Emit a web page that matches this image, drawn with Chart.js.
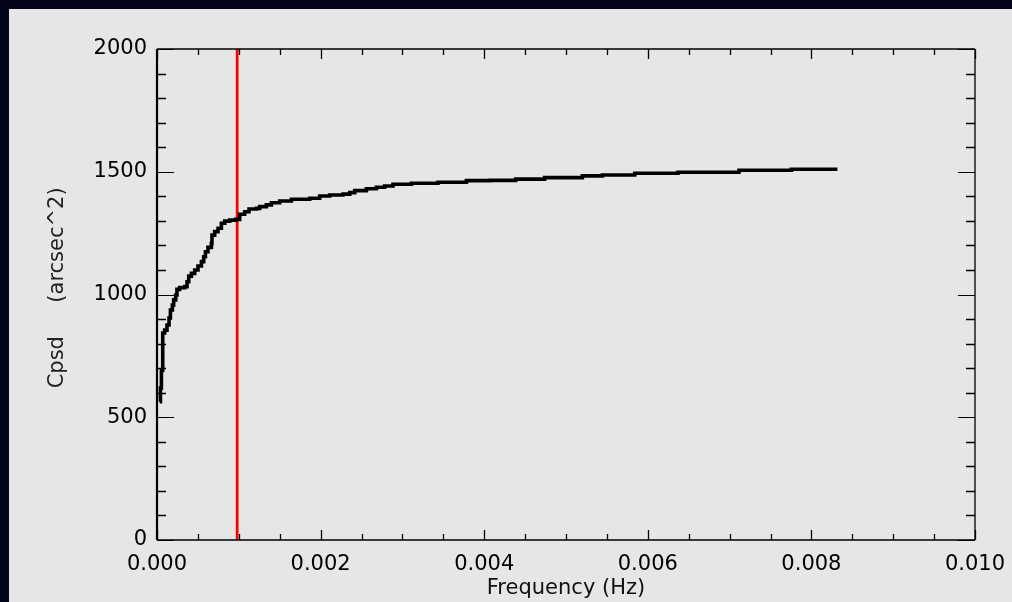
<!DOCTYPE html>
<html><head><meta charset="utf-8">
<script src="https://cdn.jsdelivr.net/npm/chart.js@4.4.0/dist/chart.umd.min.js"></script>
<style>
html,body{margin:0;padding:0;background:#03051a;overflow:hidden}
#wrap{position:absolute;left:0;top:0;width:1012px;height:602px}
</style></head><body><div id="wrap"><canvas id="c" width="1012" height="602"></canvas></div>
<script>
// ---- data ----
const freqHz = [0.000033,0.000042,0.000054,0.000070,0.000094,0.000122,0.000147,0.000164,0.000188,0.000204,
  0.000229,0.000244,0.000277,0.000339,0.000367,0.000388,0.000421,0.000461,0.000501,0.000543,
  0.000571,0.000592,0.000623,0.000665,0.000672,0.000705,0.000746,0.000787,0.000828,0.000889,
  0.000962,0.001011,0.001072,0.001125,0.001215,0.001256,0.001337,0.001399,0.001500,0.001643,
  0.001867,0.001989,0.002111,0.002274,0.002356,0.002417,0.002560,0.002682,0.002783,0.002885,
  0.003110,0.003435,0.003782,0.004067,0.004385,0.004739,0.005200,0.005445,0.005840,0.006369,
  0.007115,0.007756,0.008318];
const cpsd = [563,619,692,843,855,876,904,937,957,978,
  998,1021,1028,1032,1052,1075,1086,1100,1116,1134,
  1154,1174,1192,1208,1242,1256,1270,1290,1299,1303,
  1306,1327,1337,1348,1351,1358,1365,1374,1381,1388,
  1392,1401,1405,1409,1415,1423,1431,1437,1442,1449,
  1453,1457,1464,1465,1470,1476,1483,1487,1494,1498,
  1506,1510,1510];
const markerFreq = [0.00098, 0.00098];
const markerVal = [0, 2000];
const xTickLabels = ['0.000','0.002','0.004','0.006','0.008','0.010'];
const yTickLabels = ['0','500','1000','1500','2000'];
const xTitle = 'Frequency (Hz)';
const yTitle = '  Cpsd     (arcsec^2)';

const FONT = 'DejaVu Sans';

const bgPlugin = {
  id: 'bg',
  beforeDraw(chart) {
    const ctx = chart.ctx;
    ctx.save();
    ctx.fillStyle = '#03051a';
    ctx.fillRect(0, 0, chart.width, chart.height);
    ctx.fillStyle = '#e6e6e6';
    ctx.fillRect(9, 9, chart.width - 9, chart.height - 9);
    ctx.restore();
  }
};

const framePlugin = {
  id: 'frame',
  afterDraw(chart) {
    const ctx = chart.ctx;
    const a = chart.chartArea;
    const xs = chart.scales.x, ys = chart.scales.y;
    ctx.save();
    ctx.strokeStyle = '#000';
    ctx.lineWidth = 2.2;
    ctx.beginPath(); ctx.moveTo(a.left, a.top); ctx.lineTo(a.left, a.bottom); ctx.stroke();
    ctx.lineWidth = 1.3;
    ctx.beginPath();
    ctx.moveTo(a.left, a.bottom); ctx.lineTo(a.right, a.bottom);
    ctx.moveTo(a.left, a.top); ctx.lineTo(a.right, a.top);
    ctx.moveTo(a.right, a.top); ctx.lineTo(a.right, a.bottom);
    ctx.stroke();
    for (let v = 0; v <= 2000; v += 100) {
      const y = Math.round(ys.getPixelForValue(v)) + 0.5;
      const major = v % 500 === 0;
      const len = major ? 17 : 9;
      ctx.lineWidth = major ? 1.2 : 1.6;
      ctx.beginPath();
      ctx.moveTo(a.left, y); ctx.lineTo(a.left + len, y);
      ctx.moveTo(a.right, y); ctx.lineTo(a.right - len, y);
      ctx.stroke();
    }
    for (let i = 0; i <= 20; i++) {
      const v = i * 0.0005;
      const x = Math.round(xs.getPixelForValue(v)) + 0.5;
      const major = i % 4 === 0;
      const len = major ? 10 : 6;
      ctx.lineWidth = 1.3;
      ctx.beginPath();
      ctx.moveTo(x, a.bottom); ctx.lineTo(x, a.bottom - len);
      ctx.moveTo(x, a.top); ctx.lineTo(x, a.top + len);
      ctx.stroke();
    }
    ctx.restore();
  }
};

new Chart(document.getElementById('c'), {
  type: 'scatter',
  data: {
    datasets: [
      {
        data: markerFreq.map((f, i) => ({x: f, y: markerVal[i]})),
        showLine: true, borderColor: '#ff0000', borderWidth: 2.8,
        pointRadius: 0, fill: false, order: 2
      },
      {
        data: freqHz.map((f, i) => ({x: f, y: cpsd[i]})),
        showLine: true, borderColor: '#000000', borderWidth: 3.6,
        pointRadius: 0, fill: false, stepped: 'before', order: 1
      }
    ]
  },
  options: {
    responsive: false, animation: false, devicePixelRatio: 1,
    layout: { padding: { left: 0, top: 49, right: 37, bottom: 0 } },
    plugins: { legend: { display: false }, tooltip: { enabled: false }, title: { display: false } },
    scales: {
      x: {
        type: 'linear', min: 0, max: 0.010,
        afterFit(s) { s.height = 62; s.paddingRight = 0; s.paddingLeft = 0; },
        afterBuildTicks(s) { s.ticks = xTickLabels.map(t => ({ value: parseFloat(t) })); },
        ticks: {
          callback: (v) => xTickLabels.find(t => Math.abs(parseFloat(t) - v) < 1e-9) || '',
          color: '#000', padding: 12, maxRotation: 0, autoSkip: false,
          font: { family: FONT, size: 21, weight: 'normal' }
        },
        grid: { display: false, drawTicks: false },
        border: { display: false },
        title: { display: true, text: xTitle, color: '#111', padding: { top: 0, bottom: 1 },
          font: { family: FONT, size: 21, weight: 'normal' } }
      },
      y: {
        type: 'linear', min: 0, max: 2000,
        afterFit(s) { s.width = 157; },
        afterBuildTicks(s) { s.ticks = yTickLabels.map(t => ({ value: parseFloat(t) })); },
        ticks: {
          callback: (v) => yTickLabels.find(t => parseFloat(t) === v) || '',
          color: '#000', padding: 10, autoSkip: false,
          font: { family: FONT, size: 21, weight: 'normal' }
        },
        grid: { display: false, drawTicks: false },
        border: { display: false },
        title: { display: true, text: yTitle, color: '#222', padding: { top: 45, bottom: 0 },
          font: { family: FONT, size: 21, weight: 'normal' } }
      }
    }
  },
  plugins: [bgPlugin, framePlugin]
});
</script></body></html>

_ _ _ _ _ _ _

* [EXERCISE AIM]
Write the listing above out again exactly, dropping each image.

* [FULL SOLUTION]
Emit a web page that matches this image, drawn with Chart.js.
<!DOCTYPE html>
<html><head><meta charset="utf-8">
<script src="https://cdn.jsdelivr.net/npm/chart.js@4.4.0/dist/chart.umd.min.js"></script>
<style>
html,body{margin:0;padding:0;background:#03051a;overflow:hidden}
#wrap{position:absolute;left:0;top:0;width:1012px;height:602px}
</style></head><body><div id="wrap"><canvas id="c" width="1012" height="602"></canvas></div>
<script>
// ---- data ----
const freqHz = [0.000033,0.000042,0.000054,0.000070,0.000094,0.000122,0.000147,0.000164,0.000188,0.000204,
  0.000229,0.000244,0.000277,0.000339,0.000367,0.000388,0.000421,0.000461,0.000501,0.000543,
  0.000571,0.000592,0.000623,0.000665,0.000672,0.000705,0.000746,0.000787,0.000828,0.000889,
  0.000962,0.001011,0.001072,0.001125,0.001215,0.001256,0.001337,0.001399,0.001500,0.001643,
  0.001867,0.001989,0.002111,0.002274,0.002356,0.002417,0.002560,0.002682,0.002783,0.002885,
  0.003110,0.003435,0.003782,0.004067,0.004385,0.004739,0.005200,0.005445,0.005840,0.006369,
  0.007115,0.007756,0.008318];
const cpsd = [563,619,692,843,855,876,904,937,957,978,
  998,1021,1028,1032,1052,1075,1086,1100,1116,1134,
  1154,1174,1192,1208,1242,1256,1270,1290,1299,1303,
  1306,1327,1337,1348,1351,1358,1365,1374,1381,1388,
  1392,1401,1405,1409,1415,1423,1431,1437,1442,1449,
  1453,1457,1464,1465,1470,1476,1483,1487,1494,1498,
  1506,1510,1510];
const markerFreq = [0.00098, 0.00098];
const markerVal = [0, 2000];
const xTickLabels = ['0.000','0.002','0.004','0.006','0.008','0.010'];
const yTickLabels = ['0','500','1000','1500','2000'];
const xTitle = 'Frequency (Hz)';
const yTitle = '  Cpsd     (arcsec^2)';

const FONT = 'DejaVu Sans';

const bgPlugin = {
  id: 'bg',
  beforeDraw(chart) {
    const ctx = chart.ctx;
    ctx.save();
    ctx.fillStyle = '#03051a';
    ctx.fillRect(0, 0, chart.width, chart.height);
    ctx.fillStyle = '#e6e6e6';
    ctx.fillRect(9, 9, chart.width - 9, chart.height - 9);
    ctx.restore();
  }
};

const framePlugin = {
  id: 'frame',
  afterDraw(chart) {
    const ctx = chart.ctx;
    const a = chart.chartArea;
    const xs = chart.scales.x, ys = chart.scales.y;
    ctx.save();
    ctx.strokeStyle = '#000';
    ctx.lineWidth = 2.2;
    ctx.beginPath(); ctx.moveTo(a.left, a.top); ctx.lineTo(a.left, a.bottom); ctx.stroke();
    ctx.lineWidth = 1.3;
    ctx.beginPath();
    ctx.moveTo(a.left, a.bottom); ctx.lineTo(a.right, a.bottom);
    ctx.moveTo(a.left, a.top); ctx.lineTo(a.right, a.top);
    ctx.moveTo(a.right, a.top); ctx.lineTo(a.right, a.bottom);
    ctx.stroke();
    for (let v = 0; v <= 2000; v += 100) {
      const y = Math.round(ys.getPixelForValue(v)) + 0.5;
      const major = v % 500 === 0;
      const len = major ? 17 : 9;
      ctx.lineWidth = major ? 1.2 : 1.6;
      ctx.beginPath();
      ctx.moveTo(a.left, y); ctx.lineTo(a.left + len, y);
      ctx.moveTo(a.right, y); ctx.lineTo(a.right - len, y);
      ctx.stroke();
    }
    for (let i = 0; i <= 20; i++) {
      const v = i * 0.0005;
      const x = Math.round(xs.getPixelForValue(v)) + 0.5;
      const major = i % 4 === 0;
      const len = major ? 10 : 6;
      ctx.lineWidth = 1.3;
      ctx.beginPath();
      ctx.moveTo(x, a.bottom); ctx.lineTo(x, a.bottom - len);
      ctx.moveTo(x, a.top); ctx.lineTo(x, a.top + len);
      ctx.stroke();
    }
    ctx.restore();
  }
};

new Chart(document.getElementById('c'), {
  type: 'scatter',
  data: {
    datasets: [
      {
        data: markerFreq.map((f, i) => ({x: f, y: markerVal[i]})),
        showLine: true, borderColor: '#ff0000', borderWidth: 2.8,
        pointRadius: 0, fill: false, order: 2
      },
      {
        data: freqHz.map((f, i) => ({x: f, y: cpsd[i]})),
        showLine: true, borderColor: '#000000', borderWidth: 3.6,
        pointRadius: 0, fill: false, stepped: 'before', order: 1
      }
    ]
  },
  options: {
    responsive: false, animation: false, devicePixelRatio: 1,
    layout: { padding: { left: 0, top: 49, right: 37, bottom: 0 } },
    plugins: { legend: { display: false }, tooltip: { enabled: false }, title: { display: false } },
    scales: {
      x: {
        type: 'linear', min: 0, max: 0.010,
        afterFit(s) { s.height = 62; s.paddingRight = 0; s.paddingLeft = 0; },
        afterBuildTicks(s) { s.ticks = xTickLabels.map(t => ({ value: parseFloat(t) })); },
        ticks: {
          callback: (v) => xTickLabels.find(t => Math.abs(parseFloat(t) - v) < 1e-9) || '',
          color: '#000', padding: 12, maxRotation: 0, autoSkip: false,
          font: { family: FONT, size: 21, weight: 'normal' }
        },
        grid: { display: false, drawTicks: false },
        border: { display: false },
        title: { display: true, text: xTitle, color: '#111', padding: { top: 0, bottom: 1 },
          font: { family: FONT, size: 21, weight: 'normal' } }
      },
      y: {
        type: 'linear', min: 0, max: 2000,
        afterFit(s) { s.width = 157; },
        afterBuildTicks(s) { s.ticks = yTickLabels.map(t => ({ value: parseFloat(t) })); },
        ticks: {
          callback: (v) => yTickLabels.find(t => parseFloat(t) === v) || '',
          color: '#000', padding: 10, autoSkip: false,
          font: { family: FONT, size: 21, weight: 'normal' }
        },
        grid: { display: false, drawTicks: false },
        border: { display: false },
        title: { display: true, text: yTitle, color: '#222', padding: { top: 45, bottom: 0 },
          font: { family: FONT, size: 21, weight: 'normal' } }
      }
    }
  },
  plugins: [bgPlugin, framePlugin]
});
</script></body></html>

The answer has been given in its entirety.